If you ever drink alcohol, drink lots of water the following day. As much as you can. Alcohol makes your body dehydrated. I have been so dehydrated that I can feel it very much. After alcohol, if you feel really bad in your stomach or whatever, drink a can of Coke. It helps. After that go to bed. Drink lots of water the next day. Capisce?

Ich weiss nicht

Also ich weiss nicht ja was sollte ich machen. Ich hab grad ne freund gesagt das ich sorge ueber ihn und er hat gesagt das ich hab zu ihn gesagt das er ne schlampe ist. Hallo du???? Ich hab das ned gesagt. Ich habe nur gefragt wieso gehts du da und andere manner treffe aber nicht mit mir. Du hast gesagt das du bist einsam also ich war froeh das du hat jemand zu treffen. Ja, also ich weiss nicht. Manchmal ist beziehung irgendwas schweres zu behalten...... Ich glaube ich geh mal zelten mit meine freunden bis Sonntag und dann kam ich wieder zurueck.

Ich weiss nicht warum aba ich moechte einfach so Deutsch schrieben. Ich weiss das mein Deutsch nicht so perfekt ist aba bei mir und fuer meine freunden das geht schon. Vlg

Singer of The Month

So far for month of July I have been listening to songs from this artist and this artist only. When I was back in Germany I did not really like him cos I thought his song was crappy. But I was wrong. His songs are one of the best and I really really like them. The name of this artist is Xavier Naidoo. He is an South African Indian-German guy, in short also a Eurasian. Cool right? He sings in English and German but mostly German.

Here's one of his song (English/German): Ich kenne nichts (I've never seen) Listen to it!

Thursday, July 3, 2008

My Man Is A Mean Man

This is song my a Swiss Idol or something winner. Her name is Stefanie Heinzmann. I really love this song

Here's the song

Loads people say she might not look good but to me looks does not count.... Talent does but this is a shallow world so yeah...

Tuesday, July 1, 2008

Songs That I Have Been Listening

Bleeding Love by Leona Lewis (and also the Jesse McCartney Version)

Engel Fliegen Einsam by Christina Stuermer (German)

Tocame by Sin Bandera (Spanish)

Devolva-me by Adriana Calcanhoto (Portuguese)

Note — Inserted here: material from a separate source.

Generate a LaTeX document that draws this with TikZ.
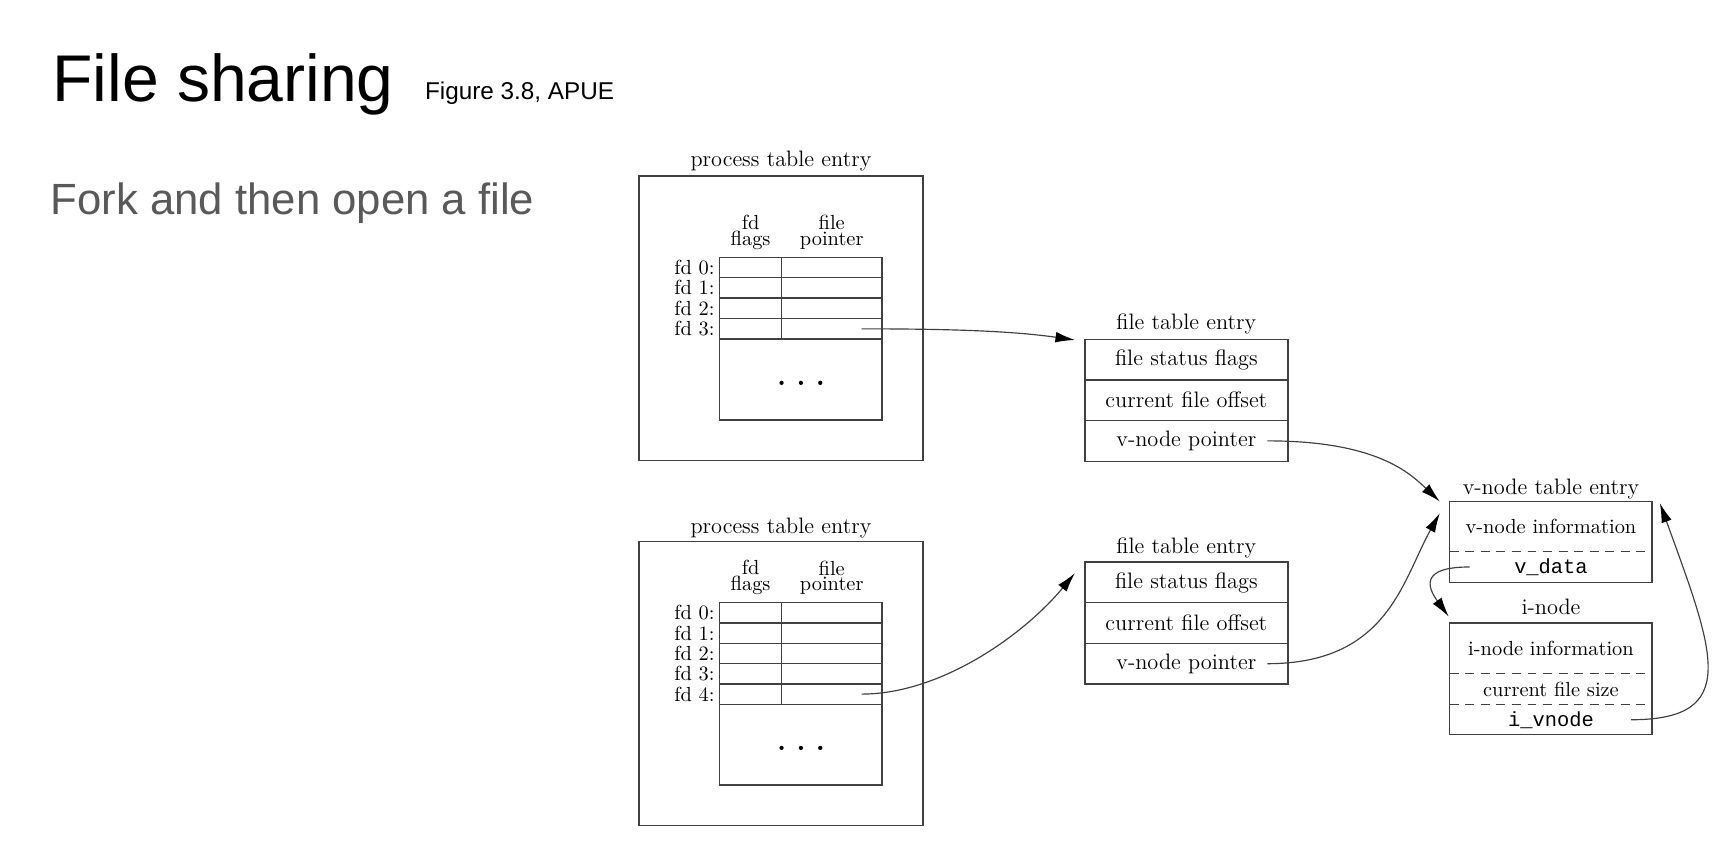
\documentclass[tikz,border=0pt]{standalone}
\usepackage{fontspec}
\newfontfamily\arialfont{Liberation Sans}
\setmonofont{Liberation Mono}
\usetikzlibrary{arrows.meta,positioning,calc}

\tikzset{
  boxline/.style={draw=black!75, line width=0.7pt},
  box/.style={boxline, inner sep=0pt, outer sep=0pt, anchor=north west},
  ftrow/.style={box, minimum width=3.672cm, minimum height=0.735cm, font=\fontsize{11.5}{13}\selectfont},
  fdcell/.style={box, minimum height=0.37cm},
  ttl/.style={anchor=base, inner sep=0pt, font=\fontsize{11.5}{13}\selectfont},
  fdlbl/.style={anchor=east, inner sep=0pt, xshift=-2.5pt, font=\fontsize{10.5}{12}\selectfont},
  hdr/.style={anchor=south, inner sep=0pt, align=center, font=\fontsize{10.5}{8.2}\selectfont},
  vpart/.style={inner sep=0pt, outer sep=0pt, anchor=north west, minimum width=3.66cm, font=\fontsize{10.5}{12}\selectfont},
  mono/.style={font=\ttfamily\fontsize{10.5}{12}\selectfont},
  dashes/.style={dash pattern=on 4.6pt off 3.4pt},
  ptr/.style={draw=black!75, line width=0.6pt, -{Latex[length=10pt,width=5.5pt,color=black]}},
}

\begin{document}
% pixel grid of the slide, y grows downwards
\begin{tikzpicture}[x=0.02cm,y=-0.02cm]
\path[use as bounding box, fill=white] (0,0) rectangle (1568,779.5);

% slide titles
\node[anchor=base west, inner sep=0pt, font=\arialfont\fontsize{34}{40}\selectfont] (title) at (47,92) {File sharing};
\node[anchor=base west, inner sep=0pt, font=\arialfont\fontsize{12.5}{15}\selectfont] (figref) at (384,90.4) {Figure 3.8, APUE};
\node[anchor=base west, inner sep=0pt, text=black!65, font=\arialfont\fontsize{22.5}{27}\selectfont] (subtitle) at (45.5,194.4) {Fork and then open a file};

% parent process
\node[box, minimum width=5.14cm, minimum height=5.148cm] (proc1) at (577.7,159.1) {};
\node[ttl] (proc1ttl) at ($(proc1.north)+(0,-8.4)$) {process table entry};
\foreach \i in {0,...,3} {
  \node[fdcell, minimum width=1.114cm] (upflag\i) at (650.9,232.6+18.5*\i) {};
  \node[fdcell, minimum width=1.82cm] (upptr\i) at (upflag\i.north east) {};
  \node[fdlbl] (uplbl\i) at (upflag\i.west) {fd \i:};
}
\node[box, minimum width=2.934cm, minimum height=1.464cm] (uprest) at (upflag3.south west) {};
\foreach \d in {-17.5,0,17.5}
  \fill ($(uprest.center)+(\d,3)$) circle[radius=1.1pt];
\node[hdr] (upflaghd) at ($(upflag0.north)+(0,-6.5)$) {fd\\flags};
\node[hdr] (upptrhd) at ($(upptr0.north)+(0,-6.5)$) {file\\pointer};

% child process
\node[box, minimum width=5.14cm, minimum height=5.14cm] (proc2) at (577.7,489.7) {};
\node[ttl] (proc2ttl) at ($(proc2.north)+(0,-7.7)$) {process table entry};
\foreach \i in {0,...,4} {
  \node[fdcell, minimum width=1.114cm] (lowflag\i) at (650.9,544.8+18.4*\i) {};
  \node[fdcell, minimum width=1.82cm] (lowptr\i) at (lowflag\i.north east) {};
  \node[fdlbl] (lowlbl\i) at (lowflag\i.west) {fd \i:};
}
\node[box, minimum width=2.934cm, minimum height=1.456cm] (lowrest) at (lowflag4.south west) {};
\foreach \d in {-17.5,0,17.5}
  \fill ($(lowrest.center)+(\d,3)$) circle[radius=1.1pt];
\node[hdr] (lowflaghd) at ($(lowflag0.north)+(0,-6.5)$) {fd\\flags};
\node[hdr] (lowptrhd) at ($(lowptr0.north)+(0,-6.5)$) {file\\pointer};

% file table entries
\node[ftrow] (fsf1) at (981,306.8) {file status flags};
\node[ftrow, below=0pt of fsf1] (cfo1) {current file offset};
\node[ftrow, below=0pt of cfo1] (vnp1) {v-node pointer};
\node[ttl] (ft1ttl) at ($(fsf1.north)+(0,-8.5)$) {file table entry};

\node[ftrow] (fsf2) at (981,508.3) {file status flags};
\node[ftrow, below=0pt of fsf2] (cfo2) {current file offset};
\node[ftrow, below=0pt of cfo2] (vnp2) {v-node pointer};
\node[ttl] (ft2ttl) at ($(fsf2.north)+(0,-7.5)$) {file table entry};

% v-node table entry
\node[vpart, minimum height=0.904cm] (vinfo) at (1311,453.5) {v-node information};
\node[vpart, mono, minimum height=0.56cm, below=0pt of vinfo] (vdata) {v\_data};
\draw[boxline] (vinfo.north west) rectangle (vdata.south east);
\draw[boxline, dashes] (vinfo.south west) -- (vinfo.south east);
\node[ttl] (vttl) at ($(vinfo.north)+(0,-6)$) {v-node table entry};

% i-node
\node[vpart, minimum height=0.916cm] (iinfo) at (1311,563.5) {i-node information};
\node[vpart, minimum height=0.56cm, below=0pt of iinfo] (isize) {current file size};
\node[vpart, mono, minimum height=0.542cm, below=0pt of isize] (ivn) {i\_vnode};
\draw[boxline] (iinfo.north west) rectangle (ivn.south east);
\draw[boxline, dashes] (iinfo.south west) -- (iinfo.south east);
\draw[boxline, dashes] (isize.south west) -- (isize.south east);
\node[ttl] (ittl) at ($(iinfo.north)+(0,-7.5)$) {i-node};

% pointers
\draw[ptr] ($(upptr3.center)+(27,0)$) .. controls +(91,0) and +(-52,-7.4) .. ($(fsf1.north west)+(-9,0.6)$);
\draw[ptr] ($(lowptr4.center)+(27,0)$) .. controls +(71,0) and +(-47,56.7) .. ($(fsf2.north west)+(-9,10)$);
\draw[ptr] ($(vnp1.east)+(-18.6,0)$) .. controls +(99,0) and +(-27,-25.5) .. ($(vinfo.north west)+(-9,0)$);
\draw[ptr] ($(vnp2.east)+(-18.6,0)$) .. controls +(109,0) and +(-34,61) .. ($(vinfo.north west)+(-9,10.5)$);
\draw[ptr] ($(vdata.west)+(18,0)$) .. controls +(-44,0) and +(-20,-27.5) .. ($(iinfo.north west)+(-1,-6)$);
\draw[ptr] ($(ivn.east)+(-19,0)$) .. controls +(100,0) and +(49,135) .. ($(vinfo.north east)+(7,1.5)$);
\end{tikzpicture}
\end{document}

I Don't Know Much but I Know I Love You by Linda Ronstadt feat. Aaron Neville

Home by Micheal Buble

I Belong To You (Italian Version) by Eros Ramazzoti and Anastacia

Life For Rent by Dido

Right Here With Me by Dido

Soll Es Bleiben by Ich & Ich (German)

Stop & Stare by OneRepublic

Alcoholic

I am not an alcoholic but I have been drinking and getting so damn drunk and stuff everyday since I met James. I am afraid and I would wanna forget bout him. I want a relationship with him but I am not sure if he will want that. I am afraid I might get heart broken again.

To relieve my sadness I have been drinking everyday and get so damn drunk that my friends would have to bring me back home and stuff. Drunkness ease my sadness for awhile but ich will mich verlieben. Life's never fair...... The good person always get the shit.

Marc told me so many things bout me that he finds so good and I should have a lover and someone who really really loves me. Marc thinks that I am romantic cos I notice all those small things and I do all those small things to show my love, even to a good friend.... I am tired of helping people get back to their partners or helping them in their relationship. I want a partner myself and I want to be really in love and I want it to be 2 sided and not only 1 sided. I think I am a hopeless romantic....

Who does not want to be loved? I have been longing for that, someone who really really treats me well and not some abusive or denial person.....

Look at me and tell me you love me........... No one has done that to me. I feel that my love life is a failure.